I zespół: Derby bez werwy
2022-04-30
Mecz poprzedzony został minutą ciszy dla uczczenia pamięci zmarłego w piątek Józefa Czerwińskiego wieloletniego gospodarza klubu z Łąki.
Ponad dwustu kibiców, którzy zjawili się w sobotę na Stadionie Miejski w Pszczynie nie było świadkami wielkiego widowiska. Mecz swoim poziomem rozczarował, a jedyną sytuacją godną uwagi kibiców była niecodzienna bramka autorstwa Rafała Klai, który wpisał się na listę strzelców bezpośrednio z rzutu rożnego.

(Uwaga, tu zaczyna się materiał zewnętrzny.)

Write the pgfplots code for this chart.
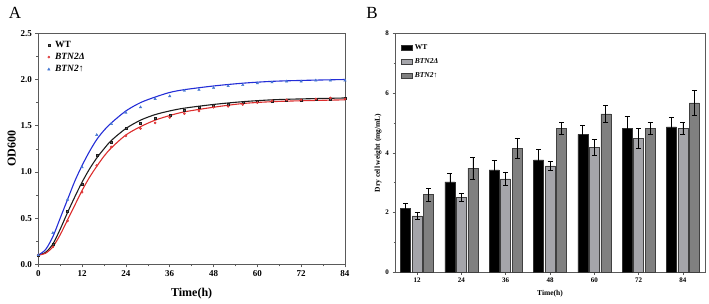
\documentclass[border=0pt]{standalone}
\usepackage{fontspec}
\setmainfont{Liberation Serif}
\usepackage{pgfplots}
\usepackage{pgfplotstable}
\pgfplotsset{compat=1.18}

\definecolor{wtcol}{RGB}{30,30,30}
\definecolor{delcol}{RGB}{220,45,45}
\definecolor{upcol}{RGB}{35,45,215}
\definecolor{upmark}{RGB}{70,120,210}
\definecolor{bargrayA}{RGB}{165,165,170}
\definecolor{bargrayB}{RGB}{128,128,128}
\definecolor{framecol}{RGB}{90,90,90}

% OD600 measurements (every 4 h)
\pgfplotstableread{
t    wt    del   up
0    0.10  0.10  0.10
4    0.22  0.19  0.34
8    0.58  0.47  0.70
12   0.87  0.78  1.05
16   1.18  1.07  1.40
20   1.32  1.27  1.52
24   1.47  1.39  1.64
28   1.53  1.47  1.70
32   1.58  1.53  1.79
36   1.61  1.59  1.82
40   1.67  1.63  1.88
44   1.70  1.66  1.89
48   1.72  1.70  1.91
52   1.73  1.71  1.93
56   1.75  1.73  1.94
60   1.76  1.75  1.96
64   1.77  1.77  1.97
68   1.78  1.78  1.98
72   1.78  1.78  1.98
76   1.79  1.79  1.99
80   1.79  1.80  1.99
84   1.80  1.79  1.99
}\growth

% fitted growth curves
\pgfplotstableread{
t    wt    del   up
0    0.10  0.10  0.10
2    0.13  0.12  0.16
4    0.22  0.19  0.30
6    0.38  0.32  0.50
8    0.56  0.48  0.70
10   0.73  0.64  0.90
12   0.89  0.80  1.07
14   1.03  0.94  1.22
16   1.15  1.06  1.35
18   1.25  1.17  1.45
20   1.34  1.26  1.53
24   1.47  1.40  1.66
28   1.56  1.49  1.75
32   1.62  1.56  1.81
36   1.66  1.61  1.86
40   1.69  1.65  1.89
48   1.73  1.70  1.93
56   1.76  1.74  1.96
64   1.78  1.76  1.98
72   1.79  1.77  1.99
84   1.80  1.78  2.00
}\growthfit

% dry cell weight (mg/mL): mean and error
\pgfplotstableread{
x  wt    wte   del   dele  up    upe
0  2.13  0.18  1.89  0.13  2.60  0.22
1  3.03  0.27  2.50  0.13  3.49  0.37
2  3.43  0.31  3.13  0.23  4.16  0.34
3  3.76  0.34  3.56  0.16  4.82  0.21
4  4.62  0.31  4.18  0.27  5.30  0.28
5  4.82  0.41  4.48  0.34  4.82  0.21
6  4.87  0.33  4.82  0.21  5.67  0.43
}\dcw

\begin{document}
\begin{tikzpicture}
\path[use as bounding box] (0,0) rectangle (709pt,-303pt);

\node[font=\fontsize{17}{17}\selectfont] at (15pt,-13pt) {A};
\node[font=\fontsize{17}{17}\selectfont] at (372pt,-13pt) {B};

% ---------- growth curves ----------
\begin{axis}[
  at={(38.3pt,-264.3pt)}, anchor=south west,
  scale only axis, width=306.7pt, height=231pt,
  xmin=0, xmax=84, ymin=0, ymax=2.5,
  xtick={0,12,...,84}, ytick={0,0.5,...,2.5},
  minor x tick num=1, minor y tick num=1,
  tick pos=left, tick align=outside,
  major tick length=3pt, minor tick length=2pt,
  axis line style={framecol, line width=0.7pt},
  every tick/.style={framecol, line width=0.6pt},
  /pgf/number format/assume math mode=true,
  yticklabel style={/pgf/number format/.cd, fixed, fixed zerofill, precision=1},
  ticklabel style={font=\bfseries\fontsize{9}{9}\selectfont},
  xlabel={Time(h)}, ylabel={OD600},
  label style={font=\bfseries\fontsize{12}{12}\selectfont},
  xlabel style={yshift=-4pt},
  ylabel style={yshift=-2pt},
  legend style={at={(0.02,0.985)}, anchor=north west, draw=none, fill=none,
    font=\bfseries\fontsize{9.5}{11}\selectfont, row sep=0.5pt,
    legend cell align=left, nodes={inner xsep=5pt}},
]
\addplot[wtcol, line width=1.1pt, smooth, forget plot] table[x=t,y=wt] {\growthfit};
\addplot[delcol, line width=1.1pt, smooth, forget plot] table[x=t,y=del] {\growthfit};
\addplot[upcol, line width=1.1pt, smooth, forget plot] table[x=t,y=up] {\growthfit};

\addplot[only marks, mark=square*, mark size=1.0pt, draw=wtcol, fill=wtcol!70] table[x=t,y=wt] {\growth};
\addplot[only marks, mark=*, mark size=1.1pt, draw=delcol, fill=delcol!80] table[x=t,y=del] {\growth};
\addplot[only marks, mark=triangle*, mark size=1.4pt, draw=upmark, fill=upmark] table[x=t,y=up] {\growth};
\legend{WT, \textit{BTN2Δ}, \textit{BTN2↑}}
\end{axis}

% ---------- dry cell weight ----------
\begin{axis}[
  at={(395pt,-272.3pt)}, anchor=south west,
  scale only axis, width=310pt, height=239pt,
  xmin=-0.5, xmax=6.5, ymin=0, ymax=8,
  xtick={0,...,6}, xticklabels={12,24,36,48,60,72,84},
  ytick={0,2,...,8}, minor y tick num=1,
  tick pos=left, tick align=outside,
  major tick length=2.5pt, minor tick length=1.5pt,
  axis line style={framecol, line width=0.7pt},
  every tick/.style={framecol, line width=0.6pt},
  /pgf/number format/assume math mode=true,
  ticklabel style={font=\bfseries\fontsize{7}{7}\selectfont},
  xlabel={Time(h)}, ylabel={Dry cell weight (mg/mL)},
  label style={font=\bfseries\fontsize{7.5}{8}\selectfont},
  xlabel style={yshift=0pt},
  ylabel style={yshift=-3pt},
  ybar, bar width=10pt,
  legend style={at={(0.01,0.97)}, anchor=north west, draw=none, fill=none,
    font=\bfseries\fontsize{7.5}{9}\selectfont, row sep=3.5pt,
    legend cell align=left},
  legend image code/.code={\draw[#1] (0pt,-2pt) rectangle (11pt,3pt);},
  error bars/y dir=both, error bars/y explicit,
  error bars/error mark options={rotate=90, mark size=2.5pt, black, line width=0.7pt},
  error bars/error bar style={black, line width=0.7pt},
]
\addplot[fill=black, draw=black!80, line width=0.5pt, bar shift=-11.5pt]
  table[x=x, y=wt, y error=wte] {\dcw};
\addplot[fill=bargrayA, draw=black!75, line width=0.5pt, bar shift=0pt]
  table[x=x, y=del, y error=dele] {\dcw};
\addplot[fill=bargrayB, draw=black!75, line width=0.5pt, bar shift=11.5pt]
  table[x=x, y=up, y error=upe] {\dcw};
\legend{WT, \textit{BTN2Δ}, \textit{BTN2↑}}
\end{axis}
\end{tikzpicture}
\end{document}
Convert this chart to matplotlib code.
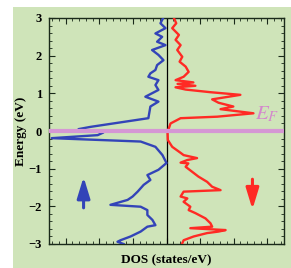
"""Spin-resolved DOS around the Fermi level (spin up left, spin down right)."""

import matplotlib

matplotlib.use("Agg")
import matplotlib.pyplot as plt
from matplotlib.patches import Rectangle
from matplotlib.ticker import MultipleLocator, NullFormatter

plt.rcParams["mathtext.fontset"] = "stix"

# spin-up DOS (plotted to the left), energy in eV
up_energy = [3.00, 2.86, 2.73, 2.59, 2.50, 2.37, 2.28, 2.15, 2.02, 1.88, 1.75, 1.62,
             1.53, 1.44, 1.35, 1.22, 1.09, 0.91, 0.78, 0.65, 0.34, 0.11, 0.05, -0.04,
             -0.11, -0.19, -0.28, -0.42, -0.64, -0.85, -1.03, -1.17, -1.30, -1.43,
             -1.61, -1.74, -1.83, -1.96, -2.01, -2.10, -2.23, -2.36, -2.50, -2.54,
             -2.67, -2.80, -2.90, -2.94, -3.00]
up_dos = [0.10, 0.18, 0.03, 0.33, 0.13, 0.28, 0.03, 0.43, 0.24, 0.09, 0.28, 0.33,
          0.48, 0.54, 0.24, 0.33, 0.24, 0.63, 0.24, 0.48, 0.54, 2.26, 2.62, 1.88,
          2.05, 3.42, 0.77, 0.33, 0.12, 0.00, 0.24, 0.57, 0.48, 0.68,
          0.86, 1.01, 1.16, 1.67, 0.77, 0.57, 0.57, 0.42, 0.33, 0.57,
          0.77, 1.07, 1.37, 1.46, 1.28]

# spin-down DOS (plotted to the right)
down_energy = [3.00, 2.86, 2.73, 2.55, 2.42, 2.28, 2.15, 1.97, 1.84, 1.71, 1.57, 1.44,
               1.35, 1.29, 1.25, 1.20, 1.16, 1.10, 1.03, 0.96, 0.84, 0.75, 0.65, 0.58,
               0.47, 0.38, 0.34, 0.20, 0.07, 0.00, -0.24, -0.42, -0.58, -0.64, -0.72,
               -0.77, -0.84, -0.86, -0.95, -1.08, -1.21, -1.35, -1.48, -1.57, -1.61,
               -1.74, -1.79, -1.88, -2.01, -2.10, -2.18, -2.32, -2.45, -2.54, -2.58,
               -2.63, -2.67, -2.71, -2.80, -2.90, -2.98]
down_dos = [0.22, 0.29, 0.17, 0.37, 0.27, 0.42, 0.32, 0.47, 0.39, 0.57, 0.66, 0.51,
            0.27, 0.80, 0.33, 0.86, 0.27, 0.57, 1.31, 2.20, 1.36, 1.55, 1.99, 1.61,
            2.59, 1.51, 0.42, 0.12, 0.07, 0.03, 0.04, 0.17, 0.42, 0.51, 0.91,
            0.62, 0.42, 0.65, 0.57, 0.76, 0.95, 1.21, 1.36, 1.61, 0.51,
            0.42, 0.62, 0.51, 0.71, 0.66, 0.86, 1.16, 1.31, 1.36, 0.71,
            1.76, 1.55, 1.21, 0.81, 0.51, 0.47]

energy_ticks = [-3, -2, -1, 0, 1, 2, 3]

green = "#cfe4b9"
blue = "#3344b8"
red = "#ff2a24"
pink = "#d597d4"
serif = ["Liberation Serif", "DejaVu Serif"]

fig = plt.figure(figsize=(2.91, 2.68), dpi=100, facecolor="white")
background = Rectangle((13 / 291, 0), 1, 1 - 7 / 268, transform=fig.transFigure,
                       facecolor=green, edgecolor="none", zorder=-10)
fig.add_artist(background)
ax = fig.add_axes([49 / 291, 24 / 268, 235 / 291, 226 / 268])
ax.set_facecolor(green)

ax.plot([-d for d in up_dos], up_energy, color=blue, lw=1.7, zorder=3)
ax.plot(down_dos, down_energy, color=red, lw=1.7, zorder=3)
ax.axvline(0, color="black", lw=0.9, zorder=2)
ax.axhline(0, color=pink, lw=3.0, zorder=4)

ax.text(2.65, 0.30, r"$E_F$", color="#d487cc", fontsize=15,
        ha="left", va="baseline", zorder=5)

arrow_style = "-|>,head_length=0.85,head_width=0.26"
ax.annotate("", xy=(-2.47, -1.22), xytext=(-2.47, -2.04),
            arrowprops=dict(arrowstyle=arrow_style, mutation_scale=15, color=blue,
                            lw=2.2, shrinkA=0, shrinkB=0))
ax.annotate("", xy=(2.56, -2.08), xytext=(2.56, -1.28),
            arrowprops=dict(arrowstyle=arrow_style, mutation_scale=15, color=red,
                            lw=2.2, shrinkA=0, shrinkB=0))

ax.set_xlim(-3.5, 3.5)
ax.set_ylim(-3, 3)
ax.set_yticks(energy_ticks)
ax.xaxis.set_major_locator(MultipleLocator(1.0))
ax.xaxis.set_minor_locator(MultipleLocator(0.2))
ax.yaxis.set_minor_locator(MultipleLocator(0.2))
ax.xaxis.set_major_formatter(NullFormatter())
ax.tick_params(which="both", direction="in", top=True, right=True, color="#1a2a1a")
ax.tick_params(which="major", length=4, width=0.8, pad=5)
ax.tick_params(which="minor", length=2, width=0.6)
for label in ax.get_yticklabels():
    label.set_family(serif)
    label.set_fontweight("bold")
    label.set_fontsize(9)
for spine in ax.spines.values():
    spine.set_linewidth(1.0)
    spine.set_color("#1a2a1a")

ax.set_ylabel("Energy (eV)", family=serif, fontweight="bold", fontsize=9.5)
ax.set_xlabel("DOS (states/eV)", family=serif, fontweight="bold", fontsize=9.5)
ax.yaxis.set_label_coords(-0.095, 0.5)
ax.xaxis.set_label_coords(0.5, -0.045)

fig.savefig("out.png", dpi=100, facecolor=fig.get_facecolor())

Jak się później okazało bramka dla LKSu Łąka z 45 minuty gry była decydująca o losach derbowego meczu. Iskra miała jedynie przebłyski dobrej gry, ale to o wiele za mało, aby liczyć na pozytywny odbiór całego meczu. I choć goście też nie zagrali wielkiego meczu, to po zdobyciu bramki „do szatni” w drugiej odsłonie konsekwentnie mogli wybijać z rytmu zawodników z Pszczyny nie pozwalając praktycznie na nic. Najbliżej bramki wyrównującej był na kwadrans przed końcem Kryger, kiedy to po udanej zespołowej akcji uderzył z 20 metrów w spojenie słupka z poprzeczką. Pozostałe sytuacje zazwyczaj kończyły się niecelnymi lub bardzo niecelnymi uderzeniami.
MKS Iskra Pszczyna – LKS Łąka 0:1 (0:1)
bramka: Rafał Klaja (45.)
MKS Iskra Pszczyna zagrał w składzie:
Piotr Woźnica, Jarosław Waleczek, Paweł Zjawiński, Adrian Ryguła, Paweł Wandzel (46. Mateusz Żelazo), Piotr Noga (60. Patryk Kryger), Kamil Komraus, Daniel Bryczek, Łukasz Mąka, Szymon Kondziołka (46. Dawid Szromek), Tomasz Leszczyński (65. Kamil Böhm)
W pierwszą sobotę maja Iskra kończy maraton domowych meczów potyczką z zespołem Czarni Jaworze.